POSTCARD: Living and Dying with Boston’s Neighborhood Newspapers

By Abigail B. Lind, Crimson Staff Writer

CAMBRIDGE, Mass.—I wonder if Martha C. Engler felt lonely when she died last month, at age 100 in West Roxbury. To a young snoop like this reporter, her life seems profoundly disconnected and a Google search yields no trace save her obituary in The Dorchester Reporter. Like the Reporter’s other obituaries, Ms. Engler’s reads like a resumé:

“Beloved daughter of the late Rudolph & Eva (Harfmann) Engler. Survived by many dear friends. Retired children’s librarian. Past prefect of the Immaculate Conception Sodality. Past President of the Mattapannock Women’s Club of South Boston.”

Although these fragments of sentences and lives are eerily evocative in their own right, it was a different type of morbid curiosity that initially led me to the Reporter’s obituary page. Community newspaper obituaries are the pinnacle of doom in modern society—the most doomed section of the most doomed newspapers in an industry that seems summarily doomed. While the obituaries in The New York Times or The Boston Globe have quirky characters, skillful prose, and huge (if languishing) corporations on their side, it’s entirely likely that the Martha C. Englers of 2015 will go un-commemorated.
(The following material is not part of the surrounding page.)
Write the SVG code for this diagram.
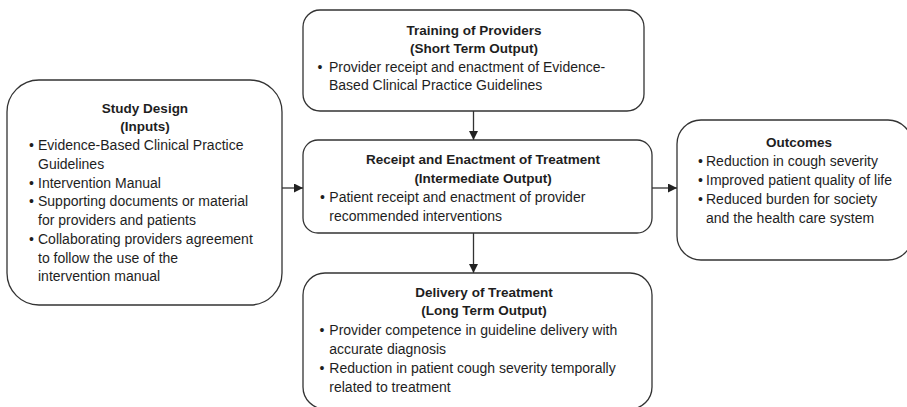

It’s not only their loss. It’s easy to look askance on neighborhood newspapers, which are often distributed for free and rely heavily on coupons, Little League victories and the fluctuations of the local restaurant industry for their content. Boston is home to more than 30 of them, and they reflect the city’s atomized history. Although Boston’s neighborhoods have always had their own identities, as the city’s population grew in the 1970s and 1980s, many of them started their own newspapers to cover local topics and provide micro-targeted advertising for small businesses. The city also has a slew of ethnic newspapers, which reflect the concerns and prejudices of old Boston, and show that certain cultural identities remain salient. The obituaries in these prove just as quirky, if not as brutally clinical, as the ones in the Dorchester Reporter.
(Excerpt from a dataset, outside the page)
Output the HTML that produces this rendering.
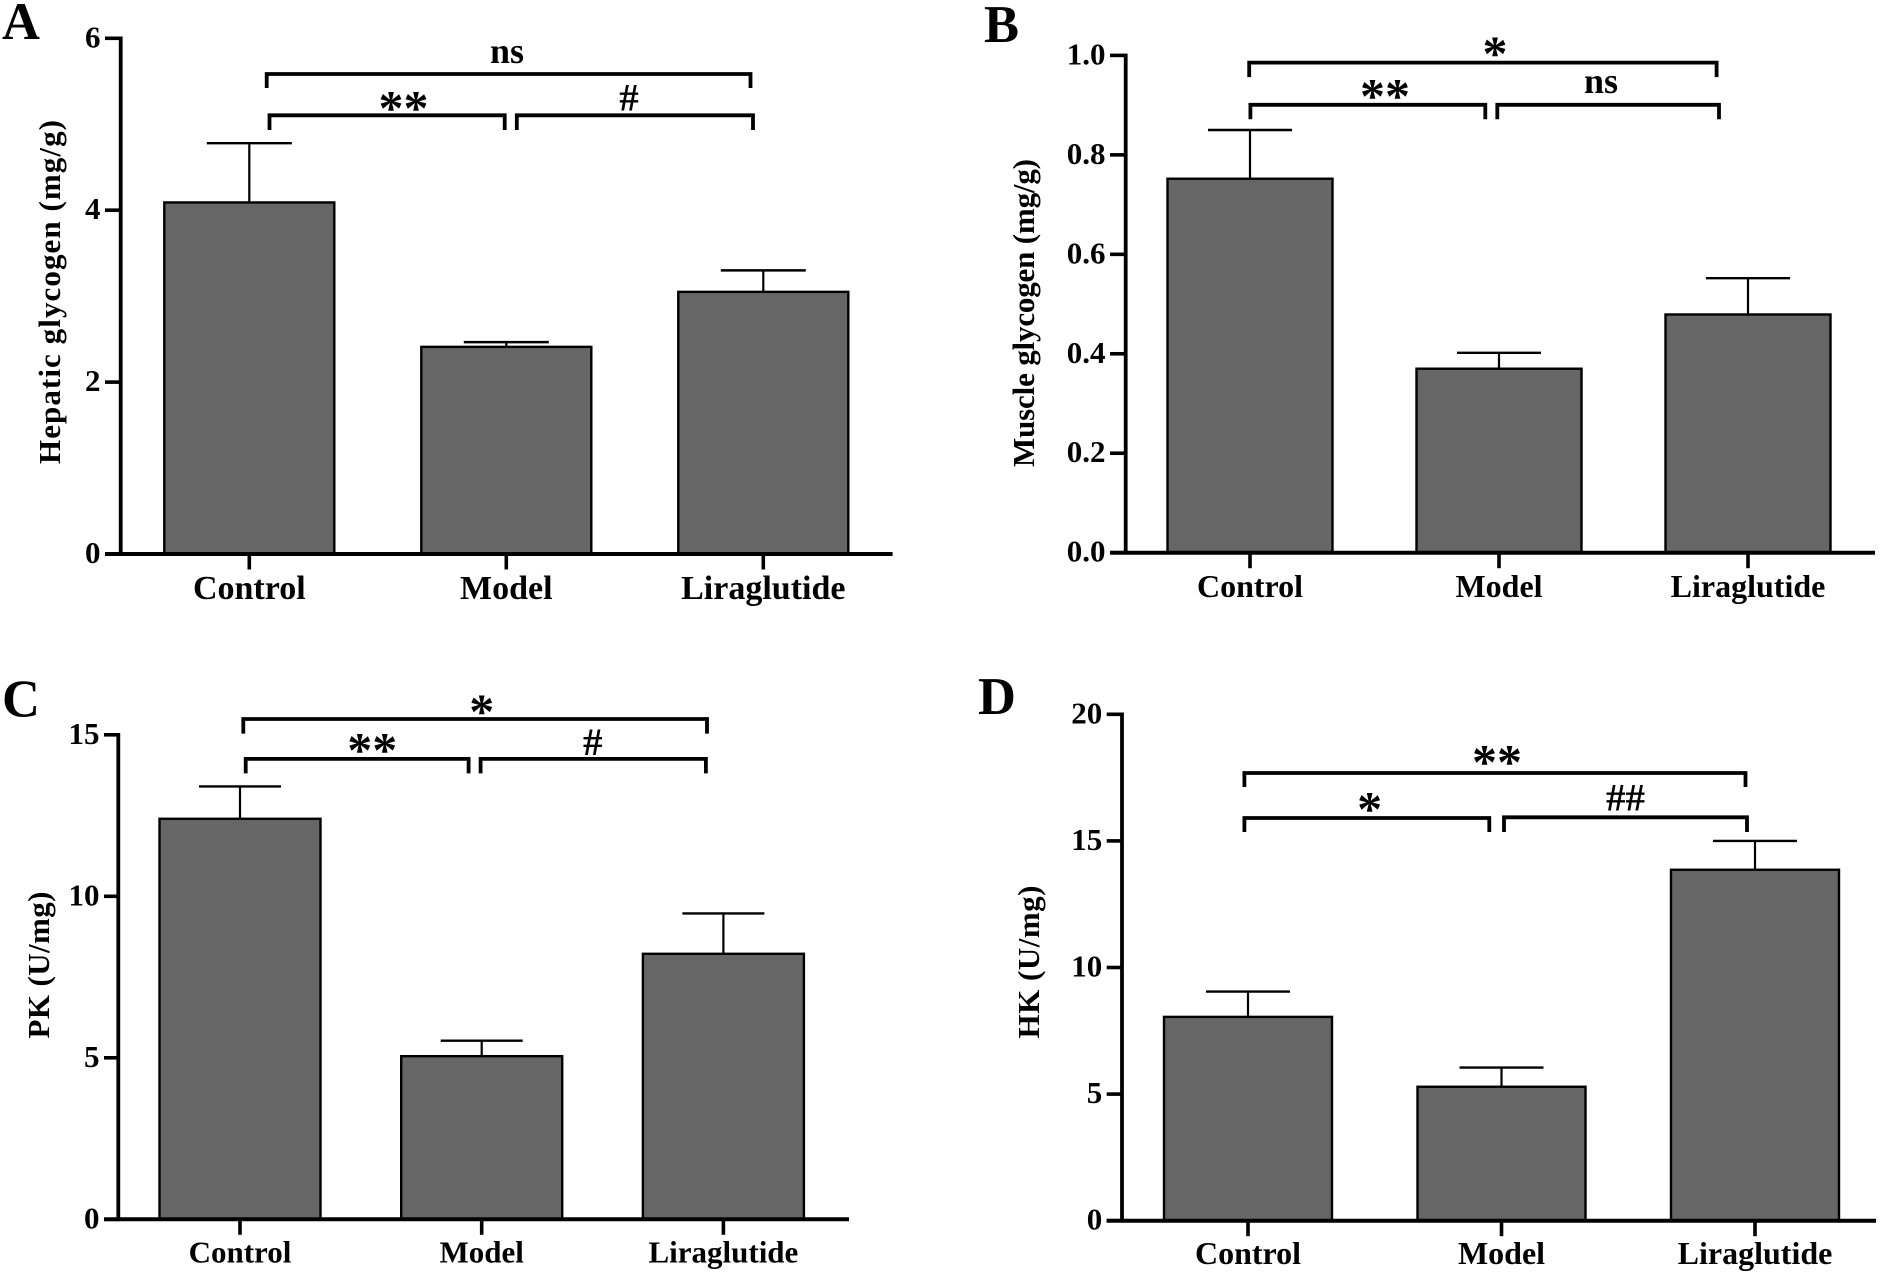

Some features of Boston’s community newspapers will survive the industry’s painful shift to digital media. Coupons, local news coverage, and targeted advertising are even more effective on the Internet than they are in print. Death notices, though, pose a different problem. Small newspaper obituaries require a captive audience—people generally do not scour the Internet for such announcements to read in their free time. The form is already fading into obsolescence; we chronicle our lives in such detail on Facebook, Twitter and our blogs that a summary upon our death seems redundant. Indeed, Facebook now offers the option of “memorializing” the pages of dead users, freezing the status updates and wall posts for posterity.

It’s a shame. These pieces provide some of the rawest insights that the media has to offer into a rapidly vanishing city. As individuals are priced out of the neighborhoods where they grew up, the sharp contours of Boston’s wildly diverse, culturally distinct neighborhoods are being replaced by the flat surface of a bland, gentrified metropolis. There’s also a populist appeal to these obituaries that should not be overlooked—if former spies and concert trombonists deserve eulogies in The Times, why not a children’s librarian? Her Spartan characterization only adds to her appeal. For all we know, the real Martha C. Engler might have been crotchety, selfish, or cold. But as far as The Dorchester Reporter is concerned, her life can be aptly summarized in five subject clauses. Reductive? Probably. But it also leaves room for us to find a bit of ourselves in Ms. Engler—and that unintended poignancy is certainly something worth eulogizing.

Abigail B. Lind ’12, a Crimson arts columnist, is an English concentrator in Currier House.